# [Data segment]

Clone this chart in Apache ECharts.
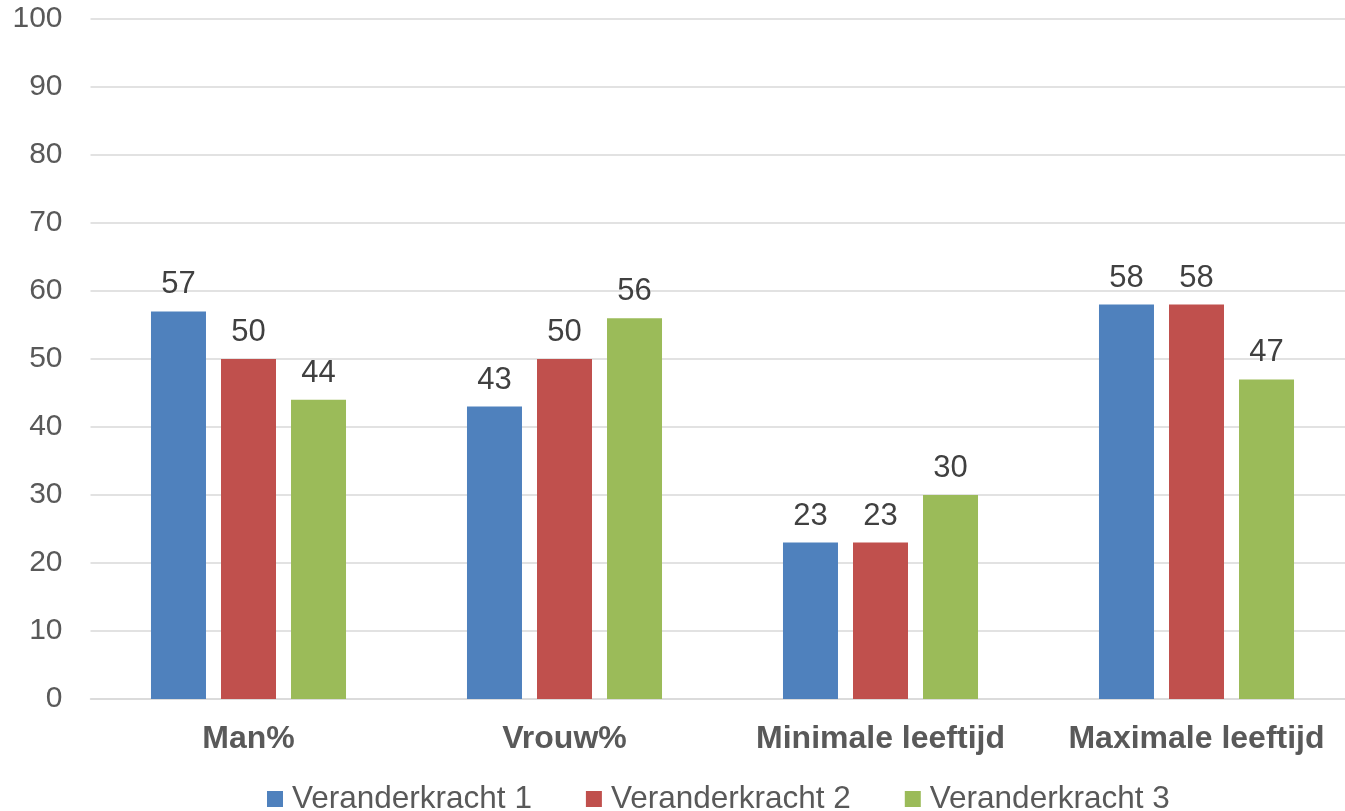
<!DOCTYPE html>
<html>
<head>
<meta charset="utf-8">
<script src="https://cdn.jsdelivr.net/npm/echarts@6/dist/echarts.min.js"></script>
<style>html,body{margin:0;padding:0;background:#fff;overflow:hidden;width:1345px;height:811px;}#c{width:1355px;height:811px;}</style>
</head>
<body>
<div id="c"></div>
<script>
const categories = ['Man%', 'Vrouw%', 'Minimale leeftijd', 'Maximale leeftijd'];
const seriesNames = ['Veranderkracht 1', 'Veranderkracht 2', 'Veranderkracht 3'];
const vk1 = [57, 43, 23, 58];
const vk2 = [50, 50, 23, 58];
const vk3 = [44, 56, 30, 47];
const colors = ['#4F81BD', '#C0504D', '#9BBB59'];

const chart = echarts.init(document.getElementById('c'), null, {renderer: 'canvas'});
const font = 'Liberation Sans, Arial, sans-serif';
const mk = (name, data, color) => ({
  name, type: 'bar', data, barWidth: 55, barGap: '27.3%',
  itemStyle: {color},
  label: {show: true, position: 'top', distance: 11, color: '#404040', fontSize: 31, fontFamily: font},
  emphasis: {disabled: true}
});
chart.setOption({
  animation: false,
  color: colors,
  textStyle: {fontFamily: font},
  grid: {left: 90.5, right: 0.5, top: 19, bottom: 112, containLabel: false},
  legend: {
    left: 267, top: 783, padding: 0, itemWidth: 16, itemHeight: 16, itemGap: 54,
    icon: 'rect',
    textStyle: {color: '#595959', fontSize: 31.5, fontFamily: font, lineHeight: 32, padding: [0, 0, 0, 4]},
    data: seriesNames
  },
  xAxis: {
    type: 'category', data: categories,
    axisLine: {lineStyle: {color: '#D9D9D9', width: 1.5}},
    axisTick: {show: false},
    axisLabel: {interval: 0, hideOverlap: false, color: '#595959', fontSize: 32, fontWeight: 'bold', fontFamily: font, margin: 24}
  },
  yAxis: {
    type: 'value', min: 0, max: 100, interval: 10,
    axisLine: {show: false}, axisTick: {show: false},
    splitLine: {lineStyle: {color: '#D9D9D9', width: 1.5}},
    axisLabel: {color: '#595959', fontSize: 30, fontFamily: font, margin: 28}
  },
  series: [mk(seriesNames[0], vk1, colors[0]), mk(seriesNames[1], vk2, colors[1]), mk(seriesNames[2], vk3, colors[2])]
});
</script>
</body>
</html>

# [Stated exercise]
Each line from the top of the material through the line containing "const colors = ['#4F81BD', '#C0504D', '#9BBB59'];" should be reproduced exactly; please drop any images.

# [Output]
Clone this chart in Apache ECharts.
<!DOCTYPE html>
<html>
<head>
<meta charset="utf-8">
<script src="https://cdn.jsdelivr.net/npm/echarts@6/dist/echarts.min.js"></script>
<style>html,body{margin:0;padding:0;background:#fff;overflow:hidden;width:1345px;height:811px;}#c{width:1355px;height:811px;}</style>
</head>
<body>
<div id="c"></div>
<script>
const categories = ['Man%', 'Vrouw%', 'Minimale leeftijd', 'Maximale leeftijd'];
const seriesNames = ['Veranderkracht 1', 'Veranderkracht 2', 'Veranderkracht 3'];
const vk1 = [57, 43, 23, 58];
const vk2 = [50, 50, 23, 58];
const vk3 = [44, 56, 30, 47];
const colors = ['#4F81BD', '#C0504D', '#9BBB59'];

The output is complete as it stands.